Lors d’une réunion de travail en matinée avec les acteurs majeurs de l’export de broutards et les représentants des éleveurs, Fédération nationale bovine en tête, puis l’après-midi sur l’exploitation de David Chaize, éleveur de charolaises sur la commune de Bort-l’Étang, le ministre a pu mesurer le fossé qui se creuse chaque jour davantage entre l’amont et l’aval de la filière. Au cœur de la problématique : une baisse du prix des broutards achetés en ferme, jugée incompréhensible par les éleveurs, alors que le marché italien de plus en plus dépendant de la France est demandeur, et que l’offre s’est retractée par rapport à 2019. Interrogé par la presse sur l’issue de cette rencontre, Julien Denormandie a détaillé sa position : « Il y a un problème de prix, mais beaucoup de solutions sont dans nos mains. Quand les volumes se tiennent, normalement les prix se tiennent aussi, ou doivent augmenter, mais là c’est l’inverse. Il y a des choses qui ne sont pas suffisamment bien faites. Il fallait se dire les choses franchement, en face, entre tous les représentants et surtout se mettre d’accord sur une volonté partagée et commune pour faire en sorte qu’à la fin des fins, le prix payé dans nos cours de ferme soit plus élevé ». Si le ministre a écarté l’idée de jouer les médiateurs, il a indiqué « la nécessité de se fixer une feuille de route sur l’organisation, la création de valeur, l’ouverture de nouveaux marchés…On s’est donné rendez-vous dans trois semaines pour voir toutes les avancées et justement s’assurer que tout ça va dans le bon sens. On ne peut pas laisser nos éleveurs, avec des prix du broutard qui ont perdu 20 % de leur valeur en un an ».

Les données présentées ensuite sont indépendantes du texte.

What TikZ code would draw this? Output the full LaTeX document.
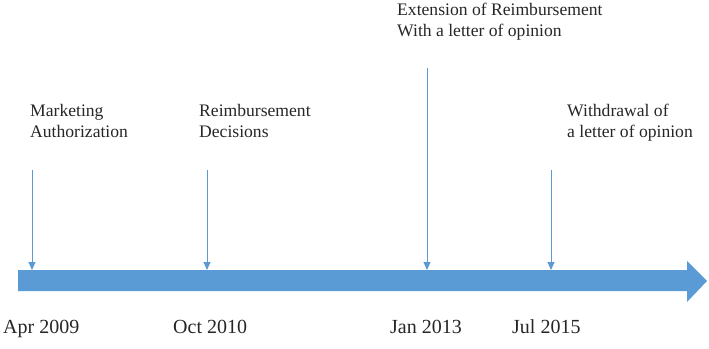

Pas d’agriculture sans accès à l’eau
Julien Denormandie fait de la question du prix et de l’eau, deux sujets prioritaires.
« Je suis ingénieur agronome et je n’oublie pas que ce qui est le plus important dans l’agriculture c’est le temps. D’abord parce qu’on subit le temps qu’il fait, mais surtout parce que l’agriculture s’inscrit dans le temps long, et ici on a un sujet majeur, c’est la question de l’accès à l’eau. On ne peut pas faire d’élevage sans accès à l’eau, on ne peut pas pérenniser nos agricultures si on n’a pas une amélioration de l’accès à l’eau », a confié le ministre de l’Agriculture. Sur cette question, il a été interpellé par les responsables professionnels du Puy-de-Dôme, mais aussi par Emmanuel Ferrand, conseiller régional, responsable de la gestion du Feader en Auvergne-Rhône-Alpes, qui siège par ailleurs au comité de bassin Loire-Bretagne : « Nous comptons sur vous Monsieur le ministre pour faire bouger les lignes sur ce bassin où tous les projets sont retoqués alors que nous travaillons en bonne intelligence avec le bassin Rhône-Méditerranée-Corse² ».
² L’exécutif de la région Auvergne-Rhône-Alpes a d’ailleurs porté la semaine dernière en session, un vœu « pour une gestion permettant l’accroissement de la disponibilité de la ressource en eau sur le bassin Loire-Bretagne, dans sa partie Loire-amont ».